Is Your Wig Kosher?

Modern wigs today are very problematic as they are made to appear very natural to the onlooker. Obviously, the wig market is not for tznius, but for enhancing one’s appearance, for role-playing, costume making and Hollywood.

To determine if one’s wig is kosher, one has to learn how to spot such a wig. Many factors have to be considered. The following resource you will find very useful in helping you keep a kosher wig.

It details many features you should look out for in a wig, besides its length of course, which you will have to cut it to shoulder length in order for it to be kosher.
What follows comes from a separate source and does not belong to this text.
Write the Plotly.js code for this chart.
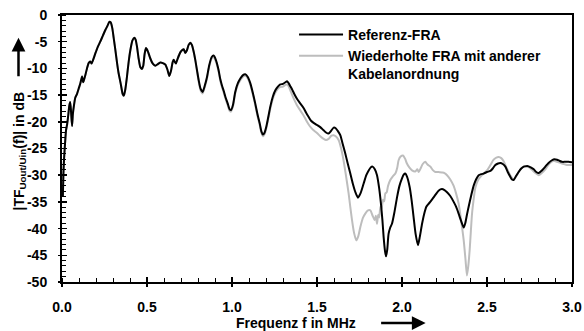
<!DOCTYPE html>
<html><head><meta charset="utf-8">
<script src="https://cdn.plot.ly/plotly-3.0.1.min.js"></script>
<style>html,body{margin:0;padding:0;background:#fff}#chart{width:584px;height:331px}</style>
</head><body><div id="chart"></div>
<script>
// Referenz-FRA (black)
const refFreq = [0.005,0.008,0.012,0.018,0.024,0.030,0.036,0.043,0.048,0.053,0.059,0.064,0.070,0.078,0.088,0.098,0.108,0.118,0.124,0.128,0.137,0.147,0.157,0.166,0.174,0.182,0.196,0.210,0.225,0.240,0.255,0.268,0.278,0.287,0.296,0.305,0.314,0.324,0.333,0.345,0.357,0.364,0.372,0.382,0.392,0.402,0.414,0.425,0.433,0.441,0.451,0.461,0.470,0.478,0.486,0.494,0.505,0.519,0.534,0.549,0.564,0.578,0.593,0.608,0.620,0.631,0.641,0.651,0.657,0.664,0.670,0.680,0.696,0.706,0.716,0.725,0.735,0.745,0.755,0.764,0.774,0.784,0.794,0.804,0.815,0.827,0.840,0.853,0.866,0.880,0.892,0.905,0.921,0.931,0.941,0.951,0.961,0.975,0.985,0.994,1.006,1.019,1.034,1.049,1.063,1.078,1.093,1.108,1.122,1.137,1.150,1.163,1.173,1.182,1.192,1.202,1.214,1.225,1.240,1.255,1.270,1.284,1.300,1.314,1.324,1.334,1.344,1.353,1.368,1.382,1.400,1.421,1.436,1.451,1.465,1.480,1.500,1.519,1.539,1.553,1.568,1.585,1.598,1.610,1.622,1.637,1.650,1.666,1.680,1.696,1.710,1.725,1.741,1.757,1.774,1.790,1.804,1.817,1.827,1.840,1.853,1.865,1.876,1.885,1.892,1.900,1.906,1.913,1.921,1.931,1.941,1.955,1.971,1.985,2.000,2.010,2.019,2.030,2.045,2.057,2.068,2.080,2.094,2.105,2.118,2.130,2.143,2.155,2.166,2.180,2.196,2.215,2.235,2.250,2.265,2.284,2.304,2.318,2.333,2.348,2.363,2.372,2.382,2.392,2.407,2.422,2.437,2.451,2.466,2.480,2.500,2.520,2.535,2.549,2.565,2.578,2.593,2.608,2.622,2.637,2.647,2.657,2.670,2.686,2.700,2.716,2.730,2.741,2.760,2.775,2.790,2.804,2.820,2.843,2.862,2.882,2.897,2.912,2.926,2.941,2.960,2.980,3.000];
const refDb = [-34,-30,-27,-24,-21.5,-20.5,-19,-17,-16.3,-18,-20.8,-18.5,-17,-15.5,-14.8,-13.8,-12.8,-11.5,-12.6,-12.3,-11.3,-10,-9,-8.7,-9.1,-8.5,-7.2,-6,-5,-3.9,-2.8,-2,-1.3,-1.4,-2.5,-4.5,-6.6,-9,-10.9,-12.8,-14.8,-15.1,-14,-11.6,-8.8,-6.6,-4.8,-4.25,-4.6,-5.9,-8.2,-9.8,-10.1,-9.5,-7.3,-6.2,-6.8,-8.1,-9.1,-9.5,-9.2,-8.9,-9.0,-9.3,-10.2,-11.4,-10.5,-8.8,-8.4,-8.8,-9.1,-8.2,-7.0,-6.6,-6.4,-7.1,-6.6,-5.6,-5.2,-5.6,-6.8,-8.4,-10.3,-12.2,-13.8,-14.4,-13.2,-11.6,-9.4,-7.9,-7.6,-8.4,-10.3,-12,-13.2,-14.2,-15.3,-16.6,-17.6,-17.8,-16.8,-14.4,-12.8,-11.9,-11.3,-11.1,-11.6,-12.8,-14.5,-16.6,-18.6,-20.3,-21.8,-22.4,-22,-20.9,-19,-17.2,-15.3,-14.1,-13.4,-13.0,-12.9,-12.6,-12.4,-12.8,-13.4,-13.9,-14.9,-15.7,-16.5,-17.4,-18.3,-19.1,-19.8,-20.2,-20.6,-21.0,-21.6,-22.0,-22.2,-21.6,-21.1,-21.2,-21.7,-22.5,-24.0,-25.9,-27.7,-29.7,-31.5,-33.1,-34.2,-33.3,-31.6,-30.0,-29.1,-28.5,-28.4,-28.9,-30.0,-32.3,-35.3,-38.5,-41.6,-44.2,-45.2,-44,-41.0,-39.8,-39.1,-37,-34.1,-32,-30.6,-29.9,-29.7,-30.3,-32.2,-34.8,-37.8,-41,-43.1,-41.5,-39.1,-37.3,-35.9,-35.4,-35.0,-34.4,-33.7,-32.9,-32.6,-32.8,-33.2,-33.9,-35.0,-35.9,-37.2,-38.6,-39.8,-39.0,-37.4,-35.9,-33.8,-31.9,-30.7,-30.0,-29.8,-29.7,-29.4,-29.2,-28.7,-28.1,-27.8,-27.7,-27.9,-28.4,-29.4,-30.3,-30.8,-30.9,-30.2,-29.4,-28.8,-28.4,-28.3,-28.3,-28.6,-28.9,-29.4,-29.6,-29.2,-28.4,-27.7,-27.2,-27.0,-27.1,-27.3,-27.5,-27.5,-27.5,-27.6];

// Wiederholte FRA mit anderer Kabelanordnung (grey)
const repFreq = [0.005,0.008,0.012,0.018,0.024,0.030,0.036,0.043,0.048,0.053,0.059,0.064,0.070,0.078,0.088,0.098,0.108,0.118,0.124,0.128,0.137,0.147,0.157,0.166,0.174,0.182,0.196,0.210,0.225,0.240,0.255,0.268,0.278,0.287,0.296,0.305,0.314,0.324,0.333,0.345,0.357,0.364,0.372,0.382,0.392,0.402,0.414,0.425,0.433,0.441,0.451,0.461,0.470,0.478,0.486,0.494,0.505,0.519,0.534,0.549,0.564,0.578,0.593,0.608,0.620,0.631,0.641,0.651,0.657,0.664,0.670,0.680,0.696,0.706,0.716,0.725,0.735,0.745,0.755,0.764,0.774,0.784,0.794,0.804,0.815,0.827,0.840,0.853,0.866,0.880,0.892,0.905,0.921,0.931,0.941,0.951,0.961,0.975,0.985,0.994,1.006,1.019,1.034,1.049,1.063,1.078,1.093,1.108,1.122,1.137,1.150,1.163,1.173,1.182,1.192,1.202,1.214,1.225,1.240,1.255,1.270,1.284,1.300,1.314,1.324,1.334,1.344,1.353,1.368,1.382,1.400,1.421,1.436,1.451,1.465,1.480,1.500,1.519,1.539,1.553,1.568,1.585,1.598,1.610,1.627,1.642,1.656,1.670,1.686,1.696,1.706,1.718,1.731,1.743,1.755,1.770,1.784,1.800,1.814,1.826,1.839,1.846,1.853,1.860,1.866,1.873,1.880,1.888,1.895,1.902,1.910,1.918,1.931,1.946,1.961,1.972,1.980,1.992,2.006,2.018,2.029,2.044,2.059,2.078,2.090,2.098,2.110,2.122,2.137,2.150,2.167,2.180,2.196,2.215,2.235,2.250,2.265,2.284,2.304,2.318,2.333,2.348,2.363,2.373,2.382,2.390,2.398,2.405,2.412,2.422,2.431,2.446,2.461,2.480,2.500,2.520,2.539,2.555,2.569,2.584,2.598,2.615,2.637,2.657,2.670,2.686,2.700,2.716,2.730,2.745,2.765,2.785,2.804,2.822,2.843,2.865,2.892,2.912,2.931,2.950,2.971,3.000];
const repDb = [-34,-30,-27,-24,-21.5,-20.5,-19,-17,-16.3,-18,-20.8,-18.5,-17,-15.5,-14.8,-13.8,-12.8,-11.5,-12.6,-12.3,-11.3,-10,-9,-8.7,-9.1,-8.5,-7.2,-6,-5,-3.9,-2.8,-2,-1.3,-1.4,-2.5,-4.5,-6.6,-9,-10.9,-12.8,-14.8,-15.1,-14,-11.6,-8.8,-6.6,-4.8,-4.25,-4.6,-5.9,-8.2,-9.8,-10.1,-9.5,-7.3,-6.2,-6.8,-8.1,-9.1,-9.5,-9.2,-8.9,-9.0,-9.3,-10.2,-11.4,-10.5,-8.8,-8.4,-8.8,-9.1,-8.2,-7.0,-6.6,-6.4,-7.1,-6.6,-5.6,-5.2,-5.6,-6.8,-8.5,-10.5,-12.5,-14.1,-14.7,-13.5,-11.9,-9.7,-8.2,-7.9,-8.7,-10.6,-12.3,-13.5,-14.5,-15.6,-16.9,-17.9,-18.1,-17.1,-14.7,-13.1,-12.2,-11.6,-11.4,-11.9,-13.1,-14.8,-16.9,-18.9,-20.6,-22.1,-22.7,-22.3,-21.2,-19.4,-17.6,-15.7,-14.5,-13.8,-13.5,-13.4,-13.1,-13.0,-13.4,-14.2,-14.9,-16.0,-16.9,-17.8,-18.8,-19.7,-20.5,-21.1,-21.6,-22.1,-22.7,-23.2,-23.4,-23.2,-22.6,-22.5,-22.7,-23.4,-25,-27.2,-30,-33.4,-36,-38.4,-40.8,-42.2,-41.4,-39.7,-38,-37.2,-36.6,-36.6,-37.5,-38.4,-37.6,-39.1,-37.4,-37.9,-35.9,-36.3,-34.6,-34.9,-33.4,-33.2,-32.0,-30.9,-30.2,-29.7,-28.6,-27.2,-26.5,-26.3,-26.9,-27.8,-28.6,-29.1,-29.3,-28.9,-29.4,-28.7,-27.9,-27.5,-28.0,-28.4,-29.0,-29.4,-29.4,-29.5,-29.6,-30.0,-30.8,-32.0,-33.4,-35.3,-38.5,-42.2,-45.6,-48.8,-47,-44,-40.5,-37.2,-34.4,-32.4,-31.0,-30.3,-29.7,-29.1,-28.1,-27.1,-26.7,-26.6,-26.8,-27.4,-28.6,-30.0,-30.8,-30.3,-29.4,-28.8,-28.4,-28.4,-28.5,-29.0,-29.6,-30.0,-29.6,-28.9,-27.9,-27.3,-27.5,-27.7,-27.9,-28.1,-28.1];

const seriesNames = ["Referenz-FRA", "Wiederholte FRA mit anderer<br>Kabelanordnung"];
const xTitle = "Frequenz f in MHz";
const yTitle = "|TF<sub>Uout/Uin</sub>(f)| in dB";
const xTickVals = [0, 0.5, 1.0, 1.5, 2.0, 2.5, 3.0];
const xTickText = ["0.0", "0.5", "1.0", "1.5", "2.0", "2.5", "3.0"];
const yTickVals = [0, -5, -10, -15, -20, -25, -30, -35, -40, -45, -50];
const yTickText = ["0", "-5", "-10", "-15", "-20", "-25", "-30", "-35", "-40", "-45", "-50"];

const FONT = "Liberation Sans, Arial, Helvetica, sans-serif";
const TFONT = {family: FONT, size: 14, color: "#000", weight: "bold"};

const traces = [
  {x: repFreq, y: repDb, name: seriesNames[1], type: "scatter", mode: "lines",
   line: {color: "#bdbdbd", width: 2, shape: "spline", smoothing: 0.6}, legendrank: 2},
  {x: refFreq, y: refDb, name: seriesNames[0], type: "scatter", mode: "lines",
   line: {color: "#000000", width: 2, shape: "spline", smoothing: 0.6}, legendrank: 1},
  {x: [], y: [], xaxis: "x2", yaxis: "y2", showlegend: false, hoverinfo: "skip"}
];

const layout = {
  width: 584, height: 331,
  margin: {l: 62, r: 12, t: 15, b: 49},
  paper_bgcolor: "#fff", plot_bgcolor: "#fff",
  font: TFONT,
  showlegend: true,
  legend: {x: 0.455, y: 0.985, xanchor: "left", yanchor: "top", bgcolor: "rgba(0,0,0,0)",
           font: TFONT, valign: "top", tracegroupgap: 0, itemwidth: 44},
  xaxis: {range: [0, 3], tickvals: xTickVals, ticktext: xTickText,
          ticks: "outside", ticklen: 3, tickwidth: 1.5, tickcolor: "#000",
          minor: {ticks: "inside", ticklen: 4, tickwidth: 1, dtick: 0.1, tick0: 0, tickcolor: "#000"},
          showline: true, linewidth: 2, linecolor: "#000", mirror: true,
          showgrid: false, zeroline: false, ticklabelstandoff: 8},
  yaxis: {range: [-50, 0], tickvals: yTickVals, ticktext: yTickText,
          ticks: "outside", ticklen: 2, tickwidth: 1.5, tickcolor: "#000",
          minor: {ticks: "inside", ticklen: 4, tickwidth: 1, dtick: 1, tick0: 0, tickcolor: "#000"},
          showline: true, linewidth: 2, linecolor: "#000", mirror: true,
          showgrid: false, zeroline: false, ticklabelstandoff: 8},
  xaxis2: {overlaying: "x", anchor: "y", range: [0, 3], tickvals: xTickVals, ticks: "inside", ticklen: 5,
           tickwidth: 1.5, tickcolor: "#000", showticklabels: false, showline: false, showgrid: false, zeroline: false},
  yaxis2: {overlaying: "y", anchor: "x", side: "left", range: [-50, 0], tickvals: yTickVals, ticks: "inside", ticklen: 5,
           tickwidth: 1.5, tickcolor: "#000", showticklabels: false, showline: false, showgrid: false, zeroline: false},
  annotations: [
    {xref: "paper", yref: "paper", x: 0.459, y: -0.1536, xanchor: "center", yanchor: "middle",
     text: xTitle, showarrow: false, font: TFONT},
    {xref: "paper", yref: "paper", x: -0.0833, y: 0.4906, xanchor: "center", yanchor: "middle",
     text: yTitle, textangle: -90, showarrow: false, font: TFONT},
    {xref: "paper", yref: "paper", x: 0.713, y: -0.1536, ax: -46, ay: 0, text: "", showarrow: true,
     arrowhead: 2, arrowsize: 1.1, arrowwidth: 2.5, arrowcolor: "#000"},
    {xref: "paper", yref: "paper", x: -0.0853, y: 0.915, ax: 0, ay: 40, text: "", showarrow: true,
     arrowhead: 2, arrowsize: 1.1, arrowwidth: 2.5, arrowcolor: "#000"}
  ]
};

Plotly.newPlot("chart", traces, layout, {displayModeBar: false, staticPlot: true});
</script></body></html>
Note that most poskim, including, Rabbi Yosef Shalom Elyashiv, zt”l, much preferred a kerchief over a wig.  The wig is very problematic and should be avoided at all costs.

Chazal teach us: “The evil inclination of man finds new tactics every day (with which to cause a person to stumble and do wrong)” (Kiddushin 30b). It appears that the yetzer hora has found himself no better target than the holy mitzva of kisuy sa’aros — hair-covering, which he continuously undermines with new ploys and tactics. There were times when he managed to entice women to forsake this mitzva altogether, and women who kept Shabbos, kashrus, taharas hamishpochoh and other areas of mitzvos would walk around in public with no hair covering whatsoever, imagining (for no good reason) that the mitzva does not apply nowadays. He is, however, far too sly and wily to attempt to cause the present day Bais Yaakov-educated young lady to totally abandon this mitzva. He is nevertheless busy nonstop, destroying the character and significance of this mitzva and, to our great distress, with much success. We live in a generation in which the descriptive words “it is a beautiful sheitel” no longer means “it is an appealing head wear” or “it is a beautiful piece of clothing.” Instead it means “the sheitel looks totally natural and is undetectable.” To our shame, looking natural has become the standard of beauty, as far as sheitels are concerned. When buying a sheitel, instead of putting an effort into buying something that will be attractive to her husband, the young woman is striving to look like “a girl” in the eyes of the general public. The yetzer hora is furthermore making a farce of this mitzvah, as he ensures that the focus of women is on “how to beat the decree” and overcome the restriction the mitzva presents, rather than on how to ensure that this mitzva is kept properly and that all hairs are covered.